Temporary exhibitions are staged on the lower level while the upper level is only open on reservation for art students.

Inner Garden and Promenade

Several further large bronzes are in the inner garden (Jardin intérieur) and a long, narrow promenade:

Hannibal’s First Victory / Première Victoire d’Hannibal — an early work (1885) showing a nude boy with a large eagle. It illustrated an act of cruelty famous from the Gustav Faubert novel Salammbô. As a boy, the later Carthaginian General brutally killed an eagle.

France — a large sculpture of Athena (1923-25) intended for a (never erected) memorial to commemorate the United States entering the First World War on the side of France in 1917.

Virgin with Offering (1919-22) — Bourdelle used his wife and daughter as models and the iconography of the Madonna and Child in a memorial commissioned by Joseph Vogt after his Alsatian village Niederbruck was spared destruction during the First World War.

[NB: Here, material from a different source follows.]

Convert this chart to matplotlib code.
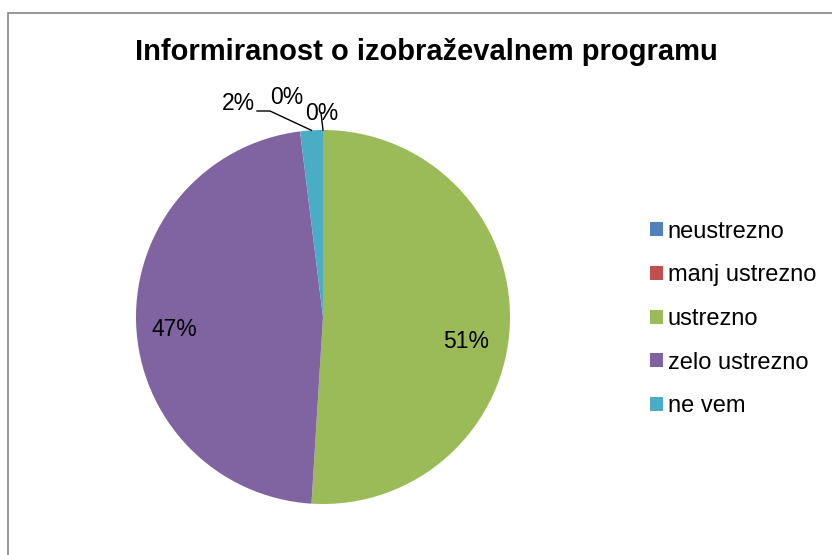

Dying Centaur — a large bronze of a man with the body of a horse.

A large copy of the equestrian Monument of General Alvear is at the far end of the promenade, while a smaller bronze (1987) of the third version (1915) is seen earlier. The Republic of Argentina ordered this sculpture — Bourdelle’s most famous international commission. He worked on it for a decade before the final version in 1923 was accepted. The final bronze was cast in 1926 and is now standing in Buenos Aires on a 14-m high plinth surrounded by the four allegories (of which copies are in the museum’s front garden).

Visitor Information: Bourdelle Museum in Paris

Adam in the Bourdelle Museum in Paris

The Musée Bourdelle is open Tuesday to Sunday from 10:00 to 18:00.

Admission to the permanent collection of the Bourdelle Museum is free and time-slot reservations are not currently necessary (or possible). Admission may be charged for some temporary exhibitions.

A pleasant small cafe is on the upper level with wonderful views of the garden.

Descriptions in the museum are only in French but a very handy audioguide is available as a free app — download (and load the tours) before visiting the museum, or use the free wifi onsite.

The Musée Boudelle, 18 rue Antoine Bourdelle, 75015 Paris, is a block from the massive Montparnasse station complex and the Tour Montparnasse. The easiest metro access is from Montparnasse-Bienvenüe station exit 2 (lines 4, 6, 12, 13). Falguière station (metro 12 only) avoids the crowds of Montparnasse station.

It is easy to combine seeing the Bourdelle Museum with visiting the working studios of contemporary artists nearby. At the T-junction of Antoine-Bourdelle with Avenue du Maine, at 21, is Chemin du Montparnasse, which is lined with ateliers. Entry into this impasse is free but artists here set their own individual hours — more likely in the afternoons than mornings and rarely on Mondays.